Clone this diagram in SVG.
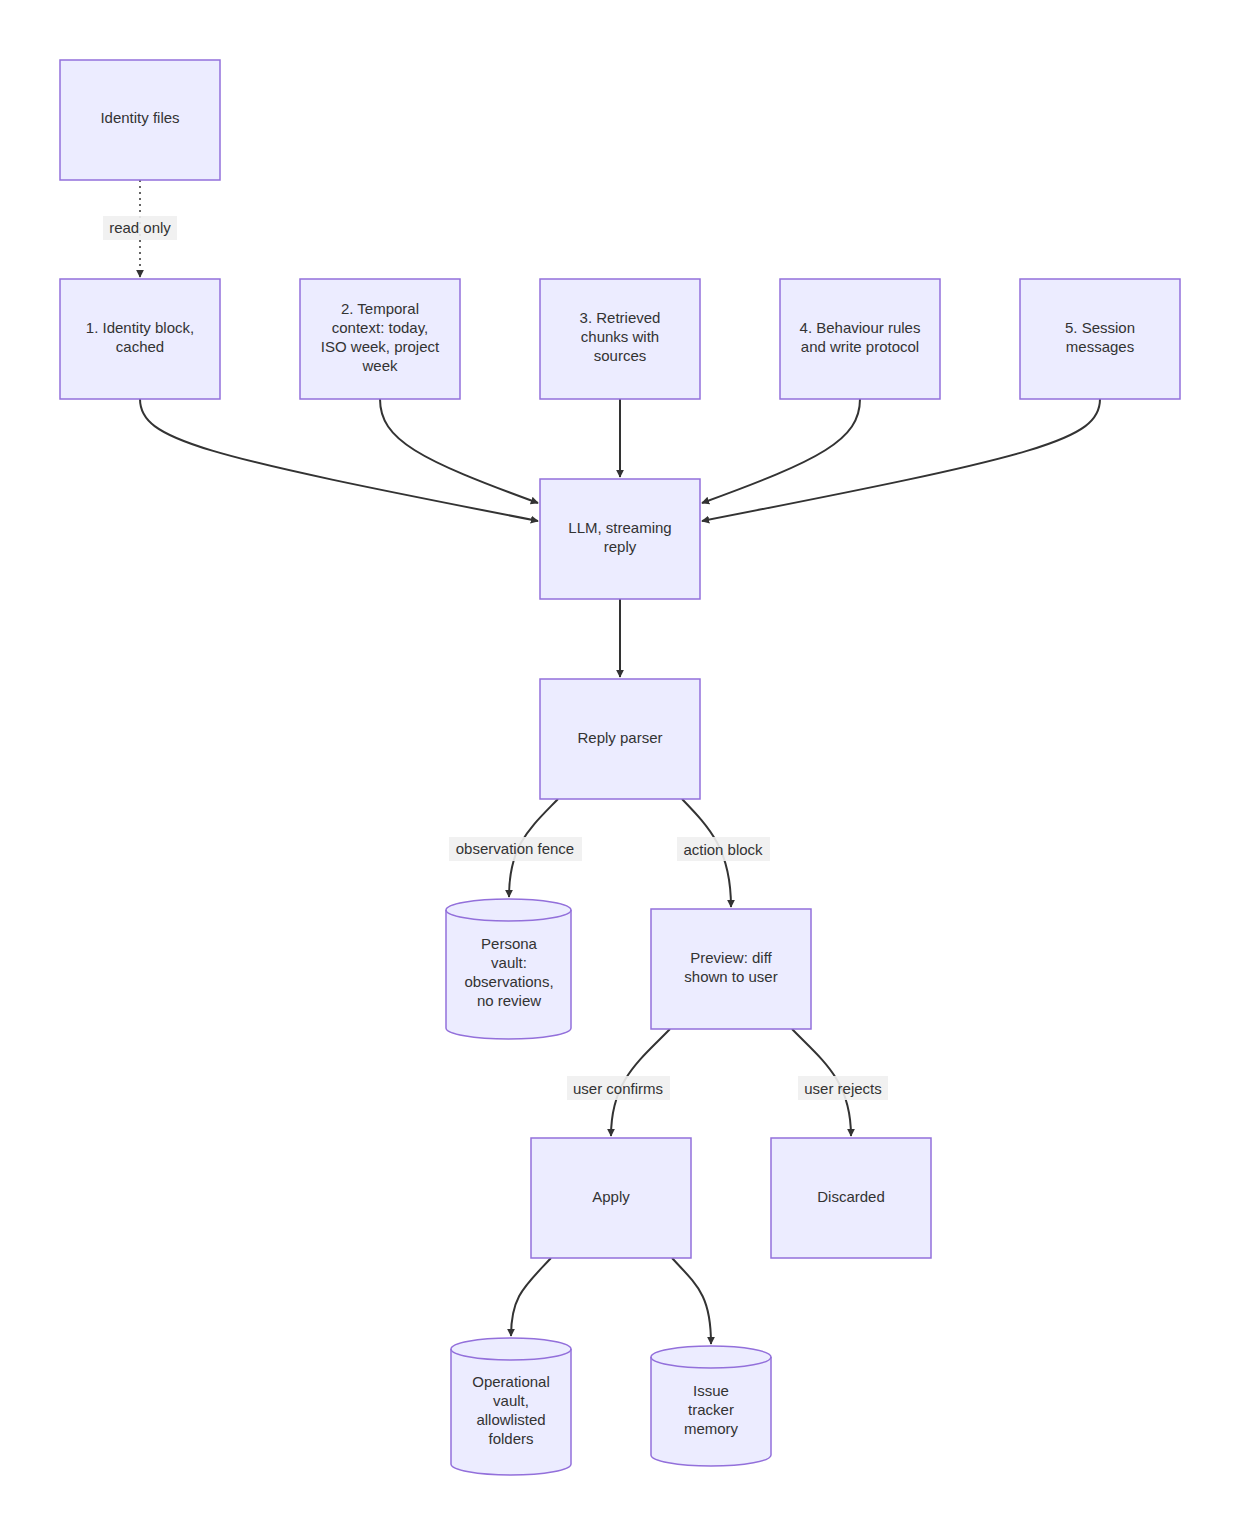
<svg xmlns="http://www.w3.org/2000/svg" width="1240" height="1535" viewBox="0 0 1240 1535">
<style>
.n{fill:#ECECFF;stroke:#9370DB;stroke-width:1.5}
.t{font-family:"Liberation Sans",Arial,sans-serif;font-size:15px;fill:#333;text-anchor:middle}
.e{fill:none;stroke:#333;stroke-width:2}
.lb{fill:#f0f0f0;opacity:0.9}
</style>
<defs><marker id="a" viewBox="0 0 10 10" refX="9" refY="5" markerWidth="8" markerHeight="8" orient="auto-start-reverse" markerUnits="userSpaceOnUse"><path d="M0,0L10,5L0,10z" fill="#333"/></marker></defs>
<rect width="1240" height="1535" fill="#fff"/>
<g id="edges">
<path class="e" d="M140,180V277" stroke-dasharray="2,4" style="stroke-width:1.5" marker-end="url(#a)"/>
<path class="e" d="M140,399C140,440 200,455 538,521" marker-end="url(#a)"/>
<path class="e" d="M380,399C380,440 420,460 538,503" marker-end="url(#a)"/>
<path class="e" d="M620,399V477" marker-end="url(#a)"/>
<path class="e" d="M860,399C860,440 820,460 702,503" marker-end="url(#a)"/>
<path class="e" d="M1100,399C1100,440 1040,455 702,521" marker-end="url(#a)"/>
<path class="e" d="M620,599V677" marker-end="url(#a)"/>
<path class="e" d="M558,799C530,828 509,845 509,897" marker-end="url(#a)"/>
<path class="e" d="M682,799C710,828 731,850 731,907" marker-end="url(#a)"/>
<path class="e" d="M670,1029C640,1060 611,1080 611,1136" marker-end="url(#a)"/>
<path class="e" d="M792,1029C822,1060 851,1080 851,1136" marker-end="url(#a)"/>
<path class="e" d="M551,1258C525,1286 511,1296 511,1336" marker-end="url(#a)"/>
<path class="e" d="M672,1258C698,1286 711,1296 711,1344" marker-end="url(#a)"/>
<rect class="lb" x="103" y="216" width="74" height="24"/><text class="t" x="140" y="233">read only</text>
<rect class="lb" x="449" y="837" width="133" height="24"/><text class="t" x="515" y="854">observation fence</text>
<rect class="lb" x="677" y="837" width="93" height="24"/><text class="t" x="723" y="855">action block</text>
<rect class="lb" x="567" y="1076" width="103" height="24"/><text class="t" x="618" y="1094">user confirms</text>
<rect class="lb" x="798" y="1076" width="90" height="24"/><text class="t" x="843" y="1094">user rejects</text>
</g>
<g id="identity_files"><rect class="n" x="60" y="60" width="160" height="120"/><text class="t" x="140" y="123">Identity files</text></g>
<g id="n1"><rect class="n" x="60" y="279" width="160" height="120"/><text class="t" x="140" y="333">1. Identity block,</text><text class="t" x="140" y="352">cached</text></g>
<g id="n2"><rect class="n" x="300" y="279" width="160" height="120"/><text class="t" x="380" y="314">2. Temporal</text><text class="t" x="380" y="333">context: today,</text><text class="t" x="380" y="352">ISO week, project</text><text class="t" x="380" y="371">week</text></g>
<g id="n3"><rect class="n" x="540" y="279" width="160" height="120"/><text class="t" x="620" y="323">3. Retrieved</text><text class="t" x="620" y="342">chunks with</text><text class="t" x="620" y="361">sources</text></g>
<g id="n4"><rect class="n" x="780" y="279" width="160" height="120"/><text class="t" x="860" y="333">4. Behaviour rules</text><text class="t" x="860" y="352">and write protocol</text></g>
<g id="n5"><rect class="n" x="1020" y="279" width="160" height="120"/><text class="t" x="1100" y="333">5. Session</text><text class="t" x="1100" y="352">messages</text></g>
<g id="llm"><rect class="n" x="540" y="479" width="160" height="120"/><text class="t" x="620" y="533">LLM, streaming</text><text class="t" x="620" y="552">reply</text></g>
<g id="parser"><rect class="n" x="540" y="679" width="160" height="120"/><text class="t" x="620" y="743">Reply parser</text></g>
<g id="persona"><path class="n" d="M446,910A62.5,11 0 0 1 571,910V1028A62.5,11 0 0 1 446,1028Z"/><path class="n" style="fill:none" d="M446,910A62.5,11 0 0 0 571,910"/><text class="t" x="509" y="949">Persona</text><text class="t" x="509" y="968">vault:</text><text class="t" x="509" y="987">observations,</text><text class="t" x="509" y="1006">no review</text></g>
<g id="preview"><rect class="n" x="651" y="909" width="160" height="120"/><text class="t" x="731" y="963">Preview: diff</text><text class="t" x="731" y="982">shown to user</text></g>
<g id="apply"><rect class="n" x="531" y="1138" width="160" height="120"/><text class="t" x="611" y="1202">Apply</text></g>
<g id="discarded"><rect class="n" x="771" y="1138" width="160" height="120"/><text class="t" x="851" y="1202">Discarded</text></g>
<g id="operational"><path class="n" d="M451,1349A60,11 0 0 1 571,1349V1464A60,11 0 0 1 451,1464Z"/><path class="n" style="fill:none" d="M451,1349A60,11 0 0 0 571,1349"/><text class="t" x="511" y="1387">Operational</text><text class="t" x="511" y="1406">vault,</text><text class="t" x="511" y="1425">allowlisted</text><text class="t" x="511" y="1444">folders</text></g>
<g id="issue"><path class="n" d="M651,1357A60,11 0 0 1 771,1357V1455A60,11 0 0 1 651,1455Z"/><path class="n" style="fill:none" d="M651,1357A60,11 0 0 0 771,1357"/><text class="t" x="711" y="1396">Issue</text><text class="t" x="711" y="1415">tracker</text><text class="t" x="711" y="1434">memory</text></g>
</svg>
· · · ·
- Given task
Give the data above again in full and unchanged, skipping the pictures.

- Problem solution
Clone this diagram in SVG.
<svg xmlns="http://www.w3.org/2000/svg" width="1240" height="1535" viewBox="0 0 1240 1535">
<style>
.n{fill:#ECECFF;stroke:#9370DB;stroke-width:1.5}
.t{font-family:"Liberation Sans",Arial,sans-serif;font-size:15px;fill:#333;text-anchor:middle}
.e{fill:none;stroke:#333;stroke-width:2}
.lb{fill:#f0f0f0;opacity:0.9}
</style>
<defs><marker id="a" viewBox="0 0 10 10" refX="9" refY="5" markerWidth="8" markerHeight="8" orient="auto-start-reverse" markerUnits="userSpaceOnUse"><path d="M0,0L10,5L0,10z" fill="#333"/></marker></defs>
<rect width="1240" height="1535" fill="#fff"/>
<g id="edges">
<path class="e" d="M140,180V277" stroke-dasharray="2,4" style="stroke-width:1.5" marker-end="url(#a)"/>
<path class="e" d="M140,399C140,440 200,455 538,521" marker-end="url(#a)"/>
<path class="e" d="M380,399C380,440 420,460 538,503" marker-end="url(#a)"/>
<path class="e" d="M620,399V477" marker-end="url(#a)"/>
<path class="e" d="M860,399C860,440 820,460 702,503" marker-end="url(#a)"/>
<path class="e" d="M1100,399C1100,440 1040,455 702,521" marker-end="url(#a)"/>
<path class="e" d="M620,599V677" marker-end="url(#a)"/>
<path class="e" d="M558,799C530,828 509,845 509,897" marker-end="url(#a)"/>
<path class="e" d="M682,799C710,828 731,850 731,907" marker-end="url(#a)"/>
<path class="e" d="M670,1029C640,1060 611,1080 611,1136" marker-end="url(#a)"/>
<path class="e" d="M792,1029C822,1060 851,1080 851,1136" marker-end="url(#a)"/>
<path class="e" d="M551,1258C525,1286 511,1296 511,1336" marker-end="url(#a)"/>
<path class="e" d="M672,1258C698,1286 711,1296 711,1344" marker-end="url(#a)"/>
<rect class="lb" x="103" y="216" width="74" height="24"/><text class="t" x="140" y="233">read only</text>
<rect class="lb" x="449" y="837" width="133" height="24"/><text class="t" x="515" y="854">observation fence</text>
<rect class="lb" x="677" y="837" width="93" height="24"/><text class="t" x="723" y="855">action block</text>
<rect class="lb" x="567" y="1076" width="103" height="24"/><text class="t" x="618" y="1094">user confirms</text>
<rect class="lb" x="798" y="1076" width="90" height="24"/><text class="t" x="843" y="1094">user rejects</text>
</g>
<g id="identity_files"><rect class="n" x="60" y="60" width="160" height="120"/><text class="t" x="140" y="123">Identity files</text></g>
<g id="n1"><rect class="n" x="60" y="279" width="160" height="120"/><text class="t" x="140" y="333">1. Identity block,</text><text class="t" x="140" y="352">cached</text></g>
<g id="n2"><rect class="n" x="300" y="279" width="160" height="120"/><text class="t" x="380" y="314">2. Temporal</text><text class="t" x="380" y="333">context: today,</text><text class="t" x="380" y="352">ISO week, project</text><text class="t" x="380" y="371">week</text></g>
<g id="n3"><rect class="n" x="540" y="279" width="160" height="120"/><text class="t" x="620" y="323">3. Retrieved</text><text class="t" x="620" y="342">chunks with</text><text class="t" x="620" y="361">sources</text></g>
<g id="n4"><rect class="n" x="780" y="279" width="160" height="120"/><text class="t" x="860" y="333">4. Behaviour rules</text><text class="t" x="860" y="352">and write protocol</text></g>
<g id="n5"><rect class="n" x="1020" y="279" width="160" height="120"/><text class="t" x="1100" y="333">5. Session</text><text class="t" x="1100" y="352">messages</text></g>
<g id="llm"><rect class="n" x="540" y="479" width="160" height="120"/><text class="t" x="620" y="533">LLM, streaming</text><text class="t" x="620" y="552">reply</text></g>
<g id="parser"><rect class="n" x="540" y="679" width="160" height="120"/><text class="t" x="620" y="743">Reply parser</text></g>
<g id="persona"><path class="n" d="M446,910A62.5,11 0 0 1 571,910V1028A62.5,11 0 0 1 446,1028Z"/><path class="n" style="fill:none" d="M446,910A62.5,11 0 0 0 571,910"/><text class="t" x="509" y="949">Persona</text><text class="t" x="509" y="968">vault:</text><text class="t" x="509" y="987">observations,</text><text class="t" x="509" y="1006">no review</text></g>
<g id="preview"><rect class="n" x="651" y="909" width="160" height="120"/><text class="t" x="731" y="963">Preview: diff</text><text class="t" x="731" y="982">shown to user</text></g>
<g id="apply"><rect class="n" x="531" y="1138" width="160" height="120"/><text class="t" x="611" y="1202">Apply</text></g>
<g id="discarded"><rect class="n" x="771" y="1138" width="160" height="120"/><text class="t" x="851" y="1202">Discarded</text></g>
<g id="operational"><path class="n" d="M451,1349A60,11 0 0 1 571,1349V1464A60,11 0 0 1 451,1464Z"/><path class="n" style="fill:none" d="M451,1349A60,11 0 0 0 571,1349"/><text class="t" x="511" y="1387">Operational</text><text class="t" x="511" y="1406">vault,</text><text class="t" x="511" y="1425">allowlisted</text><text class="t" x="511" y="1444">folders</text></g>
<g id="issue"><path class="n" d="M651,1357A60,11 0 0 1 771,1357V1455A60,11 0 0 1 651,1455Z"/><path class="n" style="fill:none" d="M651,1357A60,11 0 0 0 771,1357"/><text class="t" x="711" y="1396">Issue</text><text class="t" x="711" y="1415">tracker</text><text class="t" x="711" y="1434">memory</text></g>
</svg>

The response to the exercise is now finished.